§ Set task: Take the lines of the data below from the very first through the line containing "plt.rcParams['mathtext.fontset'] = 'stix'" and output them exactly, pictures excluded.

§ Source material:
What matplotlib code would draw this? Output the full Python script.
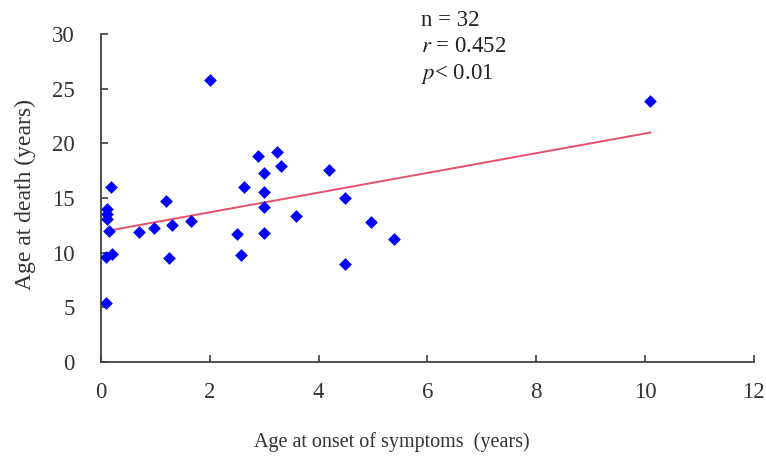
import numpy as np
import matplotlib
matplotlib.use("Agg")
import matplotlib.pyplot as plt

plt.rcParams['font.family'] = ['Liberation Serif', 'DejaVu Serif']
plt.rcParams['mathtext.fontset'] = 'stix'

# age at onset of symptoms (years) vs age at death (years)
onset = [0.09, 0.09, 0.20, 0.15, 0.11, 0.11, 0.11, 0.19,
         0.69, 0.98, 1.19, 1.24, 1.30, 1.65, 2.01,
         2.50, 2.58, 2.63, 2.88, 3.00, 3.00, 3.00, 3.00,
         3.23, 3.31, 3.58, 4.19, 4.48, 4.48, 4.97, 5.39, 10.10]
death = [5.4, 9.6, 9.9, 12.0, 13.05, 13.5, 14.0, 16.0,
         11.9, 12.3, 14.7, 9.5, 12.5, 12.9, 25.8,
         11.7, 9.8, 16.0, 18.8, 17.3, 15.55, 14.2, 11.8,
         19.2, 17.9, 13.4, 17.6, 15.0, 9.0, 12.8, 11.25, 23.9]

# regression line
fit_intercept = 11.9
fit_slope = 0.9

stats_lines = ["n = 32", r"$r$ = 0.452", r"$p$< 0.01"]

fig = plt.figure(figsize=(7.66, 4.59), dpi=100)
ax = fig.add_axes([0.132, 0.211, 0.852, 0.715])

ax.scatter(onset, death, marker='D', s=42, color='#0000ff', zorder=3, linewidths=0)

xs = np.array([min(onset), max(onset)])
ax.plot(xs, fit_intercept + fit_slope * xs, color='#e8506a', lw=1.4, zorder=2)

ax.set_xlim(0, 12)
ax.set_ylim(0, 30)
ax.set_xticks(range(0, 13, 2))
ax.set_yticks(range(0, 31, 5))

for s in ['top', 'right']:
    ax.spines[s].set_visible(False)
for s in ['left', 'bottom']:
    ax.spines[s].set_color('#404040')
    ax.spines[s].set_linewidth(1.3)
ax.tick_params(direction='in', length=5, width=1.2, color='#404040',
               labelsize=16.5, labelcolor='#333333')
ax.tick_params(axis='x', pad=14)
ax.tick_params(axis='y', pad=19)

ax.set_xlabel("Age at onset of symptoms  (years)", fontsize=14.5, color='#333333')
ax.xaxis.set_label_coords(0.445, -0.213)
ax.set_ylabel("Age at death (years)", fontsize=17, color='#333333')
ax.yaxis.set_label_coords(-0.1, 0.51)

for i, t in enumerate(stats_lines):
    fig.text(421 / 766, 1 - (20 + 27 * i) / 459, t, fontsize=16.5,
             color='#222222', va='center', ha='left')

fig.savefig("out.png", dpi=100)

§ Output of the exercise:
What matplotlib code would draw this? Output the full Python script.
import numpy as np
import matplotlib
matplotlib.use("Agg")
import matplotlib.pyplot as plt

plt.rcParams['font.family'] = ['Liberation Serif', 'DejaVu Serif']
plt.rcParams['mathtext.fontset'] = 'stix'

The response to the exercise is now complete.